Set exercise -> Copy out all the lines in the records that include the word "page".

___ Stored rows ___

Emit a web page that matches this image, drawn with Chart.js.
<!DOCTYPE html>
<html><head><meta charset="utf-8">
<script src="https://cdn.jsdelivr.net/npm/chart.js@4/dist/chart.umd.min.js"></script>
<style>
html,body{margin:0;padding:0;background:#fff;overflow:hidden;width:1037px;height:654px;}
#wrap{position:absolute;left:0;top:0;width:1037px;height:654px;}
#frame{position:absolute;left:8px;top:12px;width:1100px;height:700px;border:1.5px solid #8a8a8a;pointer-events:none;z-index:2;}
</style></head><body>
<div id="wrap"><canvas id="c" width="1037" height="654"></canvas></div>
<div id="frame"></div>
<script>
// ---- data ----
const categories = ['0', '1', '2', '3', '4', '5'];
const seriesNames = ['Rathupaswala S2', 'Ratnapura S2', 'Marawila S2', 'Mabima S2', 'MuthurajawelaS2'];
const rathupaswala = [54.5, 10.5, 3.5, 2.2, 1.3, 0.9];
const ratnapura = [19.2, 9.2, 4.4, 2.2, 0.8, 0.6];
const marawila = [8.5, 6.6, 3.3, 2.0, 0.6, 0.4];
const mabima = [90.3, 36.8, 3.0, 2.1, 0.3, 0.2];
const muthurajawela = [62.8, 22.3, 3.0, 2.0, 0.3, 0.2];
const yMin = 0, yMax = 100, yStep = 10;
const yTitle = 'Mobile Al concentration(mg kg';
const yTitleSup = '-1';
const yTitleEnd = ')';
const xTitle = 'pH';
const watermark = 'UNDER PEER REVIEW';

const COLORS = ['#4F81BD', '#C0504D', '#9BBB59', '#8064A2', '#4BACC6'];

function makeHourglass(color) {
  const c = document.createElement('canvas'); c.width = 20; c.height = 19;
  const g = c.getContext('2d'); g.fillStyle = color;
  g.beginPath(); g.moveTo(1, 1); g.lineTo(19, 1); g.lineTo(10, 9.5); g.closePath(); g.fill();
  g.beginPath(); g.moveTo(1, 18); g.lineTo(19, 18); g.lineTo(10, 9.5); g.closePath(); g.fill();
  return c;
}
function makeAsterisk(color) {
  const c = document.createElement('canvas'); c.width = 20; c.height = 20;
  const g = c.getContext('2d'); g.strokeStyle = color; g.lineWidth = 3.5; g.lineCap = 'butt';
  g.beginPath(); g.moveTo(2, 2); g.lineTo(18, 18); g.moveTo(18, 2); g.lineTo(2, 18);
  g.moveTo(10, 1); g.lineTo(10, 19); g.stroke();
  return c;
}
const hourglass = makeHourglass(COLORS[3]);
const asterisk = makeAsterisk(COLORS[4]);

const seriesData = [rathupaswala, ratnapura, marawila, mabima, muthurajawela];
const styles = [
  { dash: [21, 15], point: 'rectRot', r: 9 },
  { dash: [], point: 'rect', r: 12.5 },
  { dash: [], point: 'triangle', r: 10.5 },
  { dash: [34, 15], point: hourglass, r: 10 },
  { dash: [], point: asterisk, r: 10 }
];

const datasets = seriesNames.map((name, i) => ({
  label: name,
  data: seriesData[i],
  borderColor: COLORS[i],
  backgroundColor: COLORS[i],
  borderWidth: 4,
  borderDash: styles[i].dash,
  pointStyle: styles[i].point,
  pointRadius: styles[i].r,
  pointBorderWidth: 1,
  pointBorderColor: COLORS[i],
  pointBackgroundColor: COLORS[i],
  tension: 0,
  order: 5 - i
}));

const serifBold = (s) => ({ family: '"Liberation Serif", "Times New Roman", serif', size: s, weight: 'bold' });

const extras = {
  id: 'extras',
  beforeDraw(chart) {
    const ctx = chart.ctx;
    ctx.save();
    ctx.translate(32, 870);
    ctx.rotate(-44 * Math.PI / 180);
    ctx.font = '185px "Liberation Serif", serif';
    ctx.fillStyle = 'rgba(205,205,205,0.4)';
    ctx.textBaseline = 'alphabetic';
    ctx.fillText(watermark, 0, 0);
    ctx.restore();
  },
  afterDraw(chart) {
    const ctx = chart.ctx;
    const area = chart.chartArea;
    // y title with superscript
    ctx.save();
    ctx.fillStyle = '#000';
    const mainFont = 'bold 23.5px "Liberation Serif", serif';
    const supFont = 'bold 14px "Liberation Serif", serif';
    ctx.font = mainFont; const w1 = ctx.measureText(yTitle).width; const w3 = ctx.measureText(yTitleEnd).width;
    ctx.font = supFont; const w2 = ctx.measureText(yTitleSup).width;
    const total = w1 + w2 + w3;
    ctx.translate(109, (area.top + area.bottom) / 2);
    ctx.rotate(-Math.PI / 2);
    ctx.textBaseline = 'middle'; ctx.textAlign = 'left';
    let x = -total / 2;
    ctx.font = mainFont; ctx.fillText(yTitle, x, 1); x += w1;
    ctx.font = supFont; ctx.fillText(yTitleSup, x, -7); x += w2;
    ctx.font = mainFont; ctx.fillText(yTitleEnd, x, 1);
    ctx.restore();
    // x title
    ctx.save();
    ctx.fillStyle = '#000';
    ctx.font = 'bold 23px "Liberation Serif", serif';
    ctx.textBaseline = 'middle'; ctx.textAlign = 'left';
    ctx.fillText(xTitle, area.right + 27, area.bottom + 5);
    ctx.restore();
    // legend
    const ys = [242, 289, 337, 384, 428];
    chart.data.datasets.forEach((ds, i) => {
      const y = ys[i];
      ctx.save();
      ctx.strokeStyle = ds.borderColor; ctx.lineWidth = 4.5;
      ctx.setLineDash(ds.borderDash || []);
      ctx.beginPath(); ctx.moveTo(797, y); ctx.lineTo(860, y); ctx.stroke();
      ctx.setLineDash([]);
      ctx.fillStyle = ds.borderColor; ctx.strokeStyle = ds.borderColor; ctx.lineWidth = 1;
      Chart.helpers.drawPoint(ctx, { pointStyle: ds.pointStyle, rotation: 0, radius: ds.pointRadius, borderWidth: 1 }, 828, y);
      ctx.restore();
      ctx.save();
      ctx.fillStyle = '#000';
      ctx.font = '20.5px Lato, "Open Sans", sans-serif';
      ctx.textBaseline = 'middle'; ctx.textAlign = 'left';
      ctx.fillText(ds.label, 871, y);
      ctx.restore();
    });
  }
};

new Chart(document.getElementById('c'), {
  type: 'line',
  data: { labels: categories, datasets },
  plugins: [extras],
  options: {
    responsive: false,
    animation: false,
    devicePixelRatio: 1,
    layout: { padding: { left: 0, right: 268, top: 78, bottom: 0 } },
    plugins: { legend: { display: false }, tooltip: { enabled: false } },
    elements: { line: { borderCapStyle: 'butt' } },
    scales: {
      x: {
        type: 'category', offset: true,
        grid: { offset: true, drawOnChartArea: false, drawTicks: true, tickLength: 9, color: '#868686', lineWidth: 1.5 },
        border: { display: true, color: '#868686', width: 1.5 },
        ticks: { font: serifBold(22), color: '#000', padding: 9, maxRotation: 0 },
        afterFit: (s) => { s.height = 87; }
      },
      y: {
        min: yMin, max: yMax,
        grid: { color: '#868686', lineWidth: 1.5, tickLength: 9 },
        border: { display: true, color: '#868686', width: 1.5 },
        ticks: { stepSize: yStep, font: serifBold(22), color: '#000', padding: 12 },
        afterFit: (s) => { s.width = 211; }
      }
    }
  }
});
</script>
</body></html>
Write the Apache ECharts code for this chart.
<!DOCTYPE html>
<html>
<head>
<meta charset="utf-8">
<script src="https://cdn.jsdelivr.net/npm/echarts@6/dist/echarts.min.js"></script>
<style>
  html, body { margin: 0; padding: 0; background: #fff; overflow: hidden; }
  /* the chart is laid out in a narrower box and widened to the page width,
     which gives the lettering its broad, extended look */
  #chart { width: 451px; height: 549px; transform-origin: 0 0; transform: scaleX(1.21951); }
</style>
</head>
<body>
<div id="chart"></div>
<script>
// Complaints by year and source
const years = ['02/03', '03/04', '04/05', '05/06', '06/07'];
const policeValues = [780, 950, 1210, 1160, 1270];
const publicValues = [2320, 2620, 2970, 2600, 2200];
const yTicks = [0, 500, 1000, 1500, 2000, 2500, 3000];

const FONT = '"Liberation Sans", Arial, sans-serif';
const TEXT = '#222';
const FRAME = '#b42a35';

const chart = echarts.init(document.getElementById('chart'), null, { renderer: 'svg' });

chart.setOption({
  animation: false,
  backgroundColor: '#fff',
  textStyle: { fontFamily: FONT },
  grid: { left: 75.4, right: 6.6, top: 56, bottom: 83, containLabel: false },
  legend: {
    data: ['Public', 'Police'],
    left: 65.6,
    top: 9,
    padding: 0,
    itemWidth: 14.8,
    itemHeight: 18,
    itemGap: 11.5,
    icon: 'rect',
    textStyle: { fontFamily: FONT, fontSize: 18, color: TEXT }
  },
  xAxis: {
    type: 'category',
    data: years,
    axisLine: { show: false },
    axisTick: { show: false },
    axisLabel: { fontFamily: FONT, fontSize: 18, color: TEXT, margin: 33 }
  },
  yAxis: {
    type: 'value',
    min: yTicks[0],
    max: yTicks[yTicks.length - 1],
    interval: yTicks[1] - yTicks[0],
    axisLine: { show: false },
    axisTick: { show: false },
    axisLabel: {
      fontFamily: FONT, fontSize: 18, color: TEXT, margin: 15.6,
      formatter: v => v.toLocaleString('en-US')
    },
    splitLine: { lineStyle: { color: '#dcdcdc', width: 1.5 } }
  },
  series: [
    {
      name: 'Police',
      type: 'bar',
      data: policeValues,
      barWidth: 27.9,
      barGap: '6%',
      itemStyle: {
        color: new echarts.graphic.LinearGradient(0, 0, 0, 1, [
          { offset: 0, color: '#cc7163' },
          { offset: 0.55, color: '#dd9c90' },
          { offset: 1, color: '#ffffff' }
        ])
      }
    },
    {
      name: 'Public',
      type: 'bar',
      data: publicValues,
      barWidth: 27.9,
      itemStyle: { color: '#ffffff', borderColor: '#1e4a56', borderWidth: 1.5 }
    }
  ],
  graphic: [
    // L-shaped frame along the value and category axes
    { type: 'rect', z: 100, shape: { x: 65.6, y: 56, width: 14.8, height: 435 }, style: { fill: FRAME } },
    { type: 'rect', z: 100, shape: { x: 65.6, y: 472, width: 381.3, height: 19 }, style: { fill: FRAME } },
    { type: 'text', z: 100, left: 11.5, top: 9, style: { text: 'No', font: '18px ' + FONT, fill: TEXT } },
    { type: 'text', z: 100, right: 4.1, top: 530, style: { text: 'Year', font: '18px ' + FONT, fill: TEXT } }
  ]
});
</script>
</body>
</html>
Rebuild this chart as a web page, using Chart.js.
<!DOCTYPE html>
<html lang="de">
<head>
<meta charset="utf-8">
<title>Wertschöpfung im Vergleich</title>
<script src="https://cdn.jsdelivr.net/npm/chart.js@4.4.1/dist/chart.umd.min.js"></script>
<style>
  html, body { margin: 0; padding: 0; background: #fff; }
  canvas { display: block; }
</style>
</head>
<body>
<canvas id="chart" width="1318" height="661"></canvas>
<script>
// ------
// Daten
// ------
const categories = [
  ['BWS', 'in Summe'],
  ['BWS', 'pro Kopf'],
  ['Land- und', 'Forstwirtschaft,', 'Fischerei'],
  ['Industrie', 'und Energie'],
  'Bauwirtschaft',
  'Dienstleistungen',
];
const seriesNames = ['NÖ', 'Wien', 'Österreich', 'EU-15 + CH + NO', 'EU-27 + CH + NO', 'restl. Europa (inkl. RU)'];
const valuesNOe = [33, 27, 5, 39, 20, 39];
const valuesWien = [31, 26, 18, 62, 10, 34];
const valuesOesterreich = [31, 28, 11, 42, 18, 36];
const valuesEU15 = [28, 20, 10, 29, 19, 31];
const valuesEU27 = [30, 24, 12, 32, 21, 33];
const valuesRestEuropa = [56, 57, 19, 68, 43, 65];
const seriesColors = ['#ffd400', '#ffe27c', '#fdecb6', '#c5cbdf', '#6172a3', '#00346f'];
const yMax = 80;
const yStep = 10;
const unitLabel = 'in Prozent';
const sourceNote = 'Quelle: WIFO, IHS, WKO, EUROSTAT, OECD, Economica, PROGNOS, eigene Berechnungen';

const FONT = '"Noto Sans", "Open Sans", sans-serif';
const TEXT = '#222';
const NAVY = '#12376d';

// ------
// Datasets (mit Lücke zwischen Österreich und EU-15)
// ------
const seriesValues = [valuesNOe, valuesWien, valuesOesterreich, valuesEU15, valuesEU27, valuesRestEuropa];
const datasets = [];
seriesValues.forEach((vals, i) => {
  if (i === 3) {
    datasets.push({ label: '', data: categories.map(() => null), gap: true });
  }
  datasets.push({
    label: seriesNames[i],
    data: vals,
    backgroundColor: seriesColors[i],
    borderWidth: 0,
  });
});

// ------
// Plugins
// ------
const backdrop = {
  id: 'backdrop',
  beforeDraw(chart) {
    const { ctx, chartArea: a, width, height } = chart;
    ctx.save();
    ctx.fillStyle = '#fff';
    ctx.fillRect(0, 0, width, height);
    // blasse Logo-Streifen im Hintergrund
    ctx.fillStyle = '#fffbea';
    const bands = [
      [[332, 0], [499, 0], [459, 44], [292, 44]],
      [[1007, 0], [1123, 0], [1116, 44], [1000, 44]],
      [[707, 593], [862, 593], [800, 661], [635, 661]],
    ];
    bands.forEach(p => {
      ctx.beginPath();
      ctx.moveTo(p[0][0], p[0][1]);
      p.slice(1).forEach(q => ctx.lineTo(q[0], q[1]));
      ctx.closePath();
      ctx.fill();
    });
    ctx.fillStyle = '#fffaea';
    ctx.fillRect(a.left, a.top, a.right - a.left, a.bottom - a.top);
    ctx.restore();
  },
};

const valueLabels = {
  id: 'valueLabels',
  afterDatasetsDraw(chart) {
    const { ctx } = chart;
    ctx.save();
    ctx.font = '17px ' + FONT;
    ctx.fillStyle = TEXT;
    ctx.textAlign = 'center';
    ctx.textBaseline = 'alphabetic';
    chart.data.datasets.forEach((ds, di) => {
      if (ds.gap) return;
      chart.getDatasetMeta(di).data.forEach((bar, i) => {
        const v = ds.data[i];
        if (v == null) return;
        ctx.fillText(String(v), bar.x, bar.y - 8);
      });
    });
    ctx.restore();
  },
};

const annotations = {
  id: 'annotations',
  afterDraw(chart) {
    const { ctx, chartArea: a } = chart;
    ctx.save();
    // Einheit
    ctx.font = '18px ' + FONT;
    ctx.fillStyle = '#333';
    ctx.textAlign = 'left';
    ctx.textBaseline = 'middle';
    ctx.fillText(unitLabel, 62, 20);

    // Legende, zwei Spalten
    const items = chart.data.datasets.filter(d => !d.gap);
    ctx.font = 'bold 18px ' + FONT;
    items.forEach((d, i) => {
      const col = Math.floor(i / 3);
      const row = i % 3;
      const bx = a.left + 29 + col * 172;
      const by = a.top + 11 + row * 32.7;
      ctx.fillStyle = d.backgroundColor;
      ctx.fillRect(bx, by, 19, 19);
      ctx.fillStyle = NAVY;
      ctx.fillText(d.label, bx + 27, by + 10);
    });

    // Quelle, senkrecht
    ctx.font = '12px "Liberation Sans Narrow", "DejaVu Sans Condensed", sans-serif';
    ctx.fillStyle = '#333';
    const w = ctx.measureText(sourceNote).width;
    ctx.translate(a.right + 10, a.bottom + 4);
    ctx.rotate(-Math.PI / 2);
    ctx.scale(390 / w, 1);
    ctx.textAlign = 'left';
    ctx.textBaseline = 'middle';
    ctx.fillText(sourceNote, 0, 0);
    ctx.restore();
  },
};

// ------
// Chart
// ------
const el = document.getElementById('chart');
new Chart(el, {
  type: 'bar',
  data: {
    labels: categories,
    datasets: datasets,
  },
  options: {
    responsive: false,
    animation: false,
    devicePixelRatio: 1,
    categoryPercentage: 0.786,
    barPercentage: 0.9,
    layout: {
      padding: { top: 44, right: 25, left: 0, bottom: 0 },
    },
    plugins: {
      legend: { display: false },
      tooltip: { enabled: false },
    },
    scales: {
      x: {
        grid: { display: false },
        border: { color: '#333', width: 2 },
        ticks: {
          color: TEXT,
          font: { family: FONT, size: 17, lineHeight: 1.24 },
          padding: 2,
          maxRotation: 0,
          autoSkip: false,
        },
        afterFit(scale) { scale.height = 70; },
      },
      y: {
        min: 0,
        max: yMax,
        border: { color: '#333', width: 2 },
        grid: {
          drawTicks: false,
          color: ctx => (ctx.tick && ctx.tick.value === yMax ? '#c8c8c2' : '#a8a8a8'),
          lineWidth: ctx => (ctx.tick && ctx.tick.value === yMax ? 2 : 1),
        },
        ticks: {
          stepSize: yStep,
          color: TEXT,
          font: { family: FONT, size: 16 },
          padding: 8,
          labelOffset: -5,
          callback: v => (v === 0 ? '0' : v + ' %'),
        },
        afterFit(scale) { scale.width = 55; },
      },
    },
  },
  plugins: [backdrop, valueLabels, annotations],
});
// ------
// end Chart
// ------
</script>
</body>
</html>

___

The completed task ->
Emit a web page that matches this image, drawn with Chart.js.
  /* the chart is laid out in a narrower box and widened to the page width,
Rebuild this chart as a web page, using Chart.js.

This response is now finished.